The six-month rounding at the boundary
A fraction of at least six months counts as a whole year. This can matter at the margin: an employee with 5 years and 6 months is credited with 6 years, while 5 years and 5 months is credited with 5. On a redundancy at PHP 20,000 a month, that single rounding step is worth a full PHP 20,000. When you count your service, be precise about the months, because the boundary is exactly six months.
The one-month floor for short tenure
The formula has a protective floor: no qualifying authorized-cause separation pay falls below one month's pay. So an employee retrenched after just over a year, whose half-month-per-year figure would be small, still receives a full month. This floor is why probationary and short-tenure employees dismissed for an authorized cause typically see one month's pay as their result — as covered in our probation calculator.

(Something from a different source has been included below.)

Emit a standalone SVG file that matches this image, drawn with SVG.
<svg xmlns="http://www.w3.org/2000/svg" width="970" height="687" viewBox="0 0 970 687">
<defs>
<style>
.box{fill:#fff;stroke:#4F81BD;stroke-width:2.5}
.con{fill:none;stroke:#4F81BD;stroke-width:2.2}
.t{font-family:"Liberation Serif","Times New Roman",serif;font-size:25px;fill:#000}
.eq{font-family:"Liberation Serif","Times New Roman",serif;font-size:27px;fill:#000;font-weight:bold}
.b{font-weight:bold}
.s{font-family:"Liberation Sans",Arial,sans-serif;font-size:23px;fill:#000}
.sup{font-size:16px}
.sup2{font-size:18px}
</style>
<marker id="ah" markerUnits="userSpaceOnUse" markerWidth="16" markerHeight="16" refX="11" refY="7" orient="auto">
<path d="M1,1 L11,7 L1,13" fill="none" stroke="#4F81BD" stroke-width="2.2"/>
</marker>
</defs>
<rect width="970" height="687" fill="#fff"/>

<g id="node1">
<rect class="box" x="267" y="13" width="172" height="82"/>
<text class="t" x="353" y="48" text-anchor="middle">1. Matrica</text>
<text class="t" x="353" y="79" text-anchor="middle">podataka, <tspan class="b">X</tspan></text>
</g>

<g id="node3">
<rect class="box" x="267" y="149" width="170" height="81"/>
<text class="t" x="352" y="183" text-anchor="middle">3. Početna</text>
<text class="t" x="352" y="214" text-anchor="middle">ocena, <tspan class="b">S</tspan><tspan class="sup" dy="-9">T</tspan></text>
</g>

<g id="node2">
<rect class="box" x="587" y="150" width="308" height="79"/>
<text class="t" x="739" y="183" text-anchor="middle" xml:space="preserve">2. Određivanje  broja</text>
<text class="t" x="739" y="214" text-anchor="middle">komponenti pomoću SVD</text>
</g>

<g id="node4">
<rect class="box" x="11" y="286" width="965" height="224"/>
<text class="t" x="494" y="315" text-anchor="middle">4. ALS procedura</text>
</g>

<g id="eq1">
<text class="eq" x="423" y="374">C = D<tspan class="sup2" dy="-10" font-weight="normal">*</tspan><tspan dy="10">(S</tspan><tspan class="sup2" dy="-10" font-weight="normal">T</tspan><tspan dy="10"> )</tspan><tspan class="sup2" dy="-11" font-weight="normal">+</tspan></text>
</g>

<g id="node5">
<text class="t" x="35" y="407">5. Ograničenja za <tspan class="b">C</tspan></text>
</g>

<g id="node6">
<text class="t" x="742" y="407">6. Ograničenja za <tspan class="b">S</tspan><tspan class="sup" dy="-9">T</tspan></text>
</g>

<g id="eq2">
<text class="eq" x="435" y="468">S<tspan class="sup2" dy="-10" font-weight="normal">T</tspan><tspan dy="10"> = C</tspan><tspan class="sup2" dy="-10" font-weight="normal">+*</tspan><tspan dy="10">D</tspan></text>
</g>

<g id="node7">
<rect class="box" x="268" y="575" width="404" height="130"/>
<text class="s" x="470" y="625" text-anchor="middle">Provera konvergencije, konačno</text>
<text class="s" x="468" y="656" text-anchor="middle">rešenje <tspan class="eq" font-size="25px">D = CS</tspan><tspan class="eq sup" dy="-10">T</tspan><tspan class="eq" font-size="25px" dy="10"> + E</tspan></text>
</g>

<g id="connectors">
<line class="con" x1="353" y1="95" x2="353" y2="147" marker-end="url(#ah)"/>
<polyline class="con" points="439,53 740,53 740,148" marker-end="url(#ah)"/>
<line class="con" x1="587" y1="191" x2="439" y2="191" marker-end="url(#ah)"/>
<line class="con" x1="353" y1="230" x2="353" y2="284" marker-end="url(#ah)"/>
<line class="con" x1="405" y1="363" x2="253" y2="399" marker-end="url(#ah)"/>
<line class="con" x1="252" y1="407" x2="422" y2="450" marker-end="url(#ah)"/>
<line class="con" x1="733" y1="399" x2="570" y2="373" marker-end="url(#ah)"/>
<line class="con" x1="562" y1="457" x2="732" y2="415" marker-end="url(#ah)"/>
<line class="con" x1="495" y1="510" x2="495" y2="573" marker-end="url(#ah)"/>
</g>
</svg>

Checking your figure and your final pay
After computing separation pay, remember it is only part of your final pay. Add earned unpaid salary, pro-rated 13th-month pay, and unused SIL encashment. Verify the separation figure itself on the Separation Pay Calculator, which applies the correct rate, the six-month rounding and the one-month floor automatically, and see the full set of Philippine tools on the Philippines hub.
Key takeaways
- Redundancy and labour-saving devices pay 1 month per year; retrenchment, closure and disease pay ½ month per year.
- A fraction of at least six months counts as a full year; the minimum is one month's pay.
- On PHP 20,000 over 8 years: retrenchment PHP 80,000, redundancy PHP 160,000.
- Retirement pay (age 60–65, 5+ years) uses 22.5 days per year — a composite of 15 days' salary plus 13th-month and leave components — a different basis from separation pay.
- Separation pay is only part of your final pay: add earned unpaid salary, pro-rated 13th-month pay, and unused SIL encashment.
- Resignation and just-cause dismissal generally carry no separation pay; authorized causes do.
- Confirm your figure on the Separation Pay Calculator and check unused leave on the SIL calculator.
Frequently asked questions
What is the separation-pay formula in the Philippines?
Separation pay = rate × monthly pay × years of service, with a one-month minimum. The rate is one month per year for redundancy or labour-saving devices, and half a month per year for retrenchment, closure or disease.
How much separation pay for 8 years at PHP 20,000?
Retrenchment (½ month/year) = PHP 80,000; redundancy (1 month/year) = PHP 160,000. Both use the six-month rounding for the final year.
Does a part-year count for separation pay?
Yes. A fraction of at least six months counts as one whole year. Under six months is dropped.
Is there a minimum separation pay?
Yes — at least one month's pay, even if the year-based formula would produce less.
How is retirement pay different from separation pay?
Retirement pay uses 22.5 days of pay per year of service (for employees aged 60–65 with 5+ years), rather than the one-month or half-month separation rates. The daily rate is monthly pay ÷ 30.